O’Reilly is appreciative of drag’s breakthrough.
“The fact that this type of performance has entered the mainstream TV sphere through RuPaul’s Drag Race is amazing. Drag is an incredible art form, but I always reiterate that it wasn’t created by RuPaul or his show. It has existed in our society and the entertainment industry for years. It goes back years to Danny La Rue and even Shakespeare’s Globe theatre. I love that people are really delving into the origins of drag, because there’s far more to it than a 12 episode BBC series.”
The timing of the current Eurobeat musical is impeccable, it has to be said. Given the atmosphere around Government lockdowns, mass unemployment and societal issues, the chance to forget about our problems through the medium of over-the-top songs and glitter-filled dance acts is cherished.
“The mood is so downcast at the moment, everyone truly needs a boost,” O’Reilly acknowledges. “The essence of Eurobeat is about having a laugh. Every version of the musical has been a brand new show, set in another part of Europe. The crew have a whole filofax of songs that they can pick and choose from, depending on who the cast are.
“There are some truly iconic numbers coming up, because the list of names involved is just unbelievable. Harriet Thorpe from Ab Fab, Celebs Go Dating star Tom Read Wilson, Strictly Come Dancing’s Joanne Clifton and RuPaul’s Drag Race star Tia Kofi are all onboard.
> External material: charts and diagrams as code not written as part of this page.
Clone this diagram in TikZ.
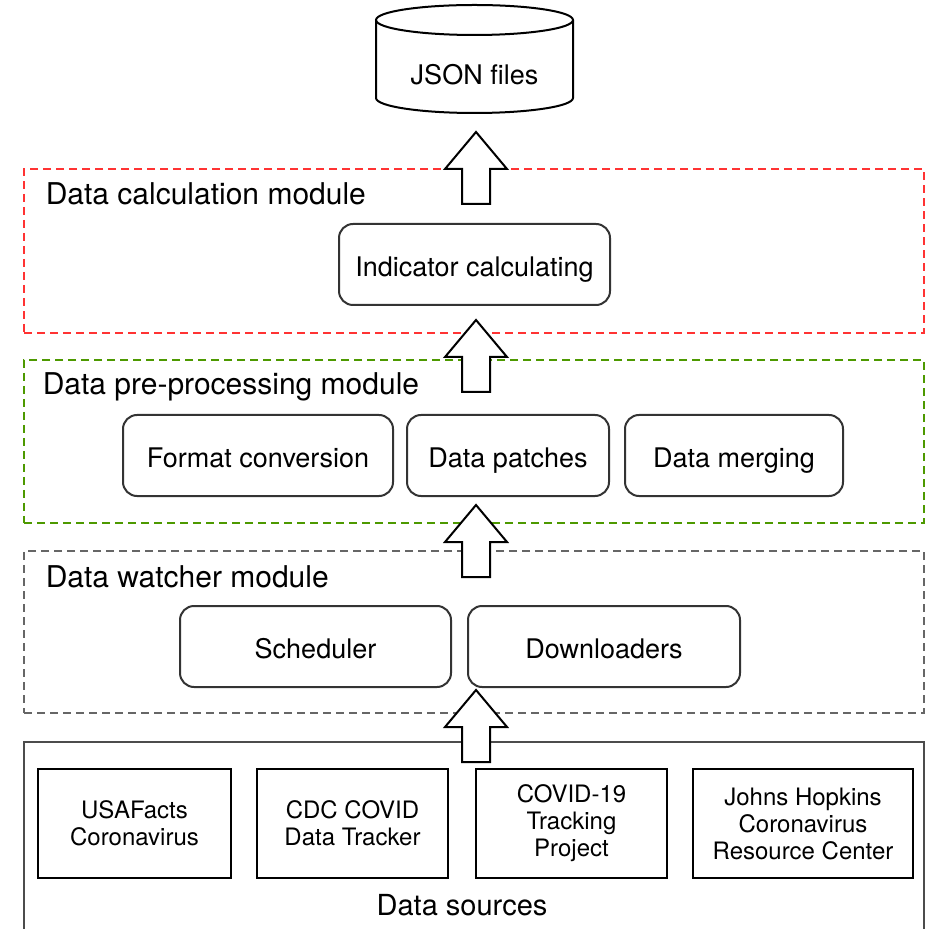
\documentclass[tikz,border=0pt]{standalone}
\usepackage{fontspec}
\setmainfont{TeX Gyre Heros}
\usepackage{xcolor}
\usepackage{tikz}
\tikzset{every picture/.style={line width=0.75pt}}

\definecolor{calcred}{RGB}{255,51,51}
\definecolor{prepgreen}{RGB}{77,153,0}
\definecolor{watchgray}{RGB}{102,102,102}

\tikzset{
  modframe/.style={draw, dash pattern=on 4pt off 2.5pt, line width=1pt,
    inner sep=0pt, outer sep=0pt, minimum width=450pt},
  modlabel/.style={anchor=base west, inner sep=0pt,
    font=\fontsize{15}{18}\selectfont},
  task/.style={draw=black!80, line width=1pt, rounded corners=7pt,
    inner sep=0pt, outer sep=0pt, minimum height=40.5pt,
    text height=12pt, text depth=0pt,
    font=\fontsize{13.5}{16}\selectfont},
  source/.style={draw=black, line width=1.2pt, inner sep=0pt, outer sep=0pt,
    minimum height=54.5pt, align=center,
    font=\fontsize{12}{13.5}\selectfont},
  bigarrow/.style={draw=black, line width=1pt, fill=white, line join=miter}
}

\begin{document}
\begin{tikzpicture}[x=0.5pt, y=-0.5pt]
\useasboundingbox (0,0) rectangle (928,929);

% JSON files
\node[inner sep=0pt, text height=12pt, text depth=0pt,
  font=\fontsize{13.5}{16}\selectfont] (json) at (474.5,73) {JSON files};
\draw[line width=1pt] (376,20) -- (376,98)
  arc[start angle=180, end angle=360, x radius=49.25pt, y radius=7.5pt] -- (573,20);
\draw[line width=1pt] (474.5,20) ellipse [x radius=49.25pt, y radius=7.5pt];

% Data calculation module
\node[modframe, draw=calcred, minimum height=82pt] (calcmod) at (474,251) {};
\node[modlabel] (calclabel) at (45,205) {Data calculation module};
\node[task, minimum width=135.5pt] (indicator) at (474.5,264.5) {Indicator calculating};

% Data pre-processing module
\node[modframe, draw=prepgreen, minimum height=81.5pt] (prepmod) at (474,441.5) {};
\node[modlabel] (preplabel) at (42,395) {Data pre-processing module};
\node[task, minimum width=135pt] (format) at (258,455.5) {Format conversion};
\node[task, minimum width=101pt] (patches) at (508,455.5) {Data patches};
\node[task, minimum width=109pt] (merging) at (734,455.5) {Data merging};

% Data watcher module
\node[modframe, draw=watchgray, minimum height=81pt] (watchmod) at (474,632) {};
\node[modlabel] (watchlabel) at (45,587) {Data watcher module};
\node[task, minimum width=135.5pt] (scheduler) at (315.5,646.5) {Scheduler};
\node[task, minimum width=136pt] (downloaders) at (604,646.5) {Downloaders};

% Data sources
\draw[draw=black!70, line width=1pt] (24,929) -- (24,742) -- (924,742) -- (924,929);
\node[source, minimum width=96.5pt] (usafacts) at (134.5,823.5) {USAFacts\\Coronavirus};
\node[source, minimum width=95.5pt] (cdc) at (352.5,823.5) {CDC COVID\\Data Tracker};
\node[source, minimum width=95.5pt] (tracking) at (571.5,823.5) {COVID-19\\Tracking\\Project};
\node[source, minimum width=110pt] (jhu) at (803,823.5) {Johns Hopkins\\Coronavirus\\Resource Center};
\node[inner sep=0pt, font=\fontsize{14.5}{17}\selectfont] (sources) at (462,905) {Data sources};

% block arrows
\foreach \n/\ty in {1/132,2/320,3/505,4/690}{
  \coordinate (tip\n) at (476,\ty);
  \draw[bigarrow] (tip\n) -- ++(31,37) -- ++(-17,0) -- ++(0,35) -- ++(-28,0)
    -- ++(0,-35) -- ++(-17,0) -- cycle;
}
\end{tikzpicture}
\end{document}
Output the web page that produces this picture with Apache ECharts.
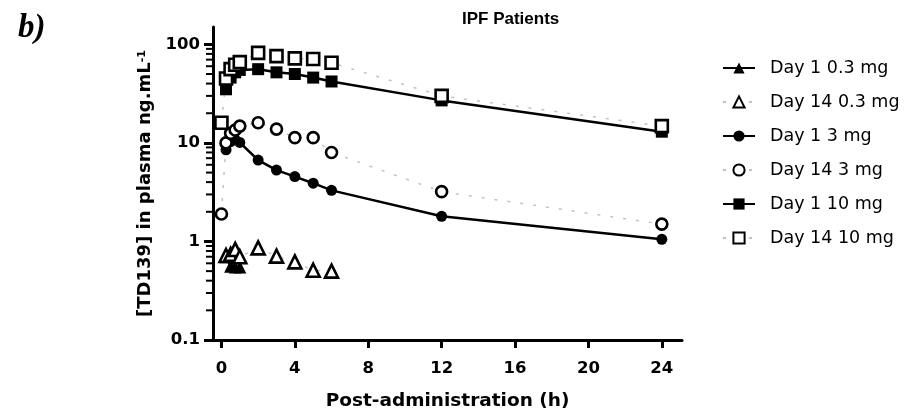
<!DOCTYPE html>
<html>
<head>
<meta charset="utf-8">
<script src="https://cdn.jsdelivr.net/npm/echarts@6/dist/echarts.min.js"></script>
<style>
  html, body { margin: 0; padding: 0; background: #fff; }
  #chart { width: 907px; height: 416px; }
</style>
</head>
<body>
<div id="chart"></div>
<script>
// Sampling times (h) after administration
const hours = [0, 0.25, 0.5, 0.75, 1, 2, 3, 4, 5, 6, 12, 24];

// Plasma TD139 concentration (ng/mL); null = not measured / below LLOQ
const day1_03mg  = [null, 0.70, 0.56, 0.55, 0.55, null, null, null, null, null, null, null];
const day14_03mg = [null, 0.72, 0.74, 0.83, 0.70, 0.86, 0.71, 0.62, 0.51, 0.50, null, null];
const day1_3mg   = [null, 8.5, 10.3, 10.8, 10.1, 6.7, 5.3, 4.55, 3.9, 3.3, 1.8, 1.05];
const day14_3mg  = [1.9, 10.0, 12.5, 13.5, 14.8, 16.0, 13.8, 11.3, 11.3, 8.0, 3.2, 1.5];
const day1_10mg  = [null, 35, 46, 52, 55, 56, 52, 50, 46, 42, 27, 13];
const day14_10mg = [16, 45, 56, 62, 66, 82, 76, 72, 71, 65, 30, 14.8];

const seriesNames = ['Day 1 0.3 mg', 'Day 14 0.3 mg', 'Day 1 3 mg', 'Day 14 3 mg', 'Day 1 10 mg', 'Day 14 10 mg'];

// Axis tick values
const xTicks = [0, 4, 8, 12, 16, 20, 24];
const yMajor = [0.1, 1, 10, 100];
const yMinor = [0.2, 0.3, 0.4, 0.5, 0.6, 0.7, 0.8, 0.9,
                2, 3, 4, 5, 6, 7, 8, 9,
                20, 30, 40, 50, 60, 70, 80, 90];

const AXIS_FONT = 'DejaVu Sans, Verdana, sans-serif';
const TITLE_FONT = 'Liberation Sans, Arial, Helvetica, sans-serif';

const X_MIN = -0.46, X_MAX = 25.1;
const Y_MIN = 0.1, Y_MAX = 150;

function pairs(values) {
  const out = [];
  values.forEach((v, i) => { if (v !== null) out.push([hours[i], v]); });
  return out;
}

function day1Series(name, values, symbol, size) {
  return {
    name, type: 'line', data: pairs(values),
    symbol, symbolSize: size,
    lineStyle: { color: '#000', width: 2.5 },
    itemStyle: { color: '#000', borderColor: '#000', borderWidth: 0 },
    emphasis: { disabled: true },
    z: 3,
    animation: false
  };
}

function day14Series(name, values, symbol, size) {
  return {
    name, type: 'line', data: pairs(values),
    symbol, symbolSize: size,
    lineStyle: { color: '#c2c2c2', width: 1.5, type: [3, 10] },
    itemStyle: { color: '#fff', borderColor: '#000', borderWidth: 2.6 },
    emphasis: { disabled: true },
    z: 3,
    animation: false
  };
}

// Short outward ticks at 2..9 of every decade on the log axis
const minorTickSeries = {
  type: 'custom',
  silent: true,
  clip: false,
  z: 5,
  data: yMinor.map(v => [X_MIN, v]),
  encode: { x: 0, y: 1 },
  renderItem(params, api) {
    const p = api.coord([api.value(0), api.value(1)]);
    return {
      type: 'line',
      shape: { x1: p[0] - 7, y1: p[1], x2: p[0], y2: p[1] },
      style: { stroke: '#000', lineWidth: 2 }
    };
  },
  animation: false
};

const chart = echarts.init(document.getElementById('chart'), null, { renderer: 'canvas' });

chart.setOption({
  backgroundColor: '#fff',
  animation: false,
  title: [
    {
      text: 'IPF Patients',
      left: 457, top: 6,
      textStyle: { fontFamily: TITLE_FONT, fontWeight: 'bold', fontSize: 17, color: '#000' }
    },
    {
      text: 'b)',
      left: 13, top: 7,
      textStyle: { fontFamily: 'Liberation Serif, Times New Roman, serif', fontStyle: 'italic', fontWeight: 'bold', fontSize: 33, color: '#000' }
    }
  ],
  legend: {
    orient: 'vertical',
    left: 717, top: 54,
    itemWidth: 32, itemHeight: 14, itemGap: 16,
    data: seriesNames,
    selectedMode: false,
    textStyle: { fontFamily: AXIS_FONT, fontSize: 17.5, color: '#000', padding: [0, 0, 0, 10] }
  },
  grid: { left: 213, right: 225, top: 27, bottom: 76, containLabel: false },
  xAxis: {
    type: 'value',
    min: X_MIN, max: X_MAX,
    name: 'Post-administration (h)',
    nameLocation: 'middle', nameGap: 52,
    nameTextStyle: { fontFamily: AXIS_FONT, fontWeight: 'bold', fontSize: 18.5, color: '#000' },
    axisLine: { show: true, onZero: false, lineStyle: { color: '#000', width: 3 } },
    axisTick: { show: true, customValues: xTicks, length: 8, lineStyle: { color: '#000', width: 3 } },
    axisLabel: { customValues: xTicks, margin: 20, fontFamily: AXIS_FONT, fontWeight: 'bold', fontSize: 16.5, color: '#000' },
    splitLine: { show: false }
  },
  yAxis: {
    type: 'log', logBase: 10,
    min: Y_MIN, max: Y_MAX,
    position: 'left',
    name: '{m|[TD139] in plasma ng.mL}{s|-1}',
    nameLocation: 'middle', nameRotate: 90, nameGap: 56,
    nameTextStyle: {
      rich: {
        m: { fontFamily: AXIS_FONT, fontWeight: 'bold', fontSize: 18, color: '#000' },
        s: { fontFamily: AXIS_FONT, fontWeight: 'bold', fontSize: 11, color: '#000', verticalAlign: 'top' }
      }
    },
    axisLine: { show: true, onZero: false, lineStyle: { color: '#000', width: 3 } },
    axisTick: { show: true, customValues: yMajor, length: 9, lineStyle: { color: '#000', width: 3 } },
    axisLabel: {
      customValues: yMajor, margin: 13,
      fontFamily: AXIS_FONT, fontWeight: 'bold', fontSize: 16.5, color: '#000',
      formatter: v => String(v)
    },
    splitLine: { show: false }
  },
  series: [
    minorTickSeries,
    day1Series(seriesNames[0], day1_03mg, 'triangle', 13),
    day14Series(seriesNames[1], day14_03mg, 'triangle', 13),
    day1Series(seriesNames[2], day1_3mg, 'circle', 11),
    day14Series(seriesNames[3], day14_3mg, 'circle', 11),
    day1Series(seriesNames[4], day1_10mg, 'rect', 12),
    day14Series(seriesNames[5], day14_10mg, 'rect', 12)
  ]
});
</script>
</body>
</html>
“Eurobeat also has incredible West End and musical theatre stars in there,” David says, with infectious levels of excitement. “Christine Allado, Matt Croke and Scott Garnham are experts at their craft. Working with Aisha Jawando again after we did The Book of Mormon in 2013 was like seeing a family member. Tia Kofi is someone from a reality TV show who came in and was just astonishingly humble. There’s often a diva expectation when it comes to reality stars, but she was a pure delight.”
Meanwhile, David notes that Ireland annually succumbs to Eurovision fever.
“Eurovision is in our DNA, you know? I grew up in the ‘90s when we had win after win. Everyone would be screaming at the scoreboard in the living room. Having a positive outlook is incredibly important right now, and considering Ireland has had the longest lockdown in Europe, the people there deserve a reward. Eurovision and Eurobeat are both pure escapism.
“We’ve been through one of the biggest social dilemmas in modern day history, so I want everyone to tune in and watch a silly parody filmed with incredible singers and dancers. If we can take the audience’s minds off the fact that a huge amount of people are struggling, we’ve done our job. That’s all I can expect, really. Anything on top of that is a bonus.”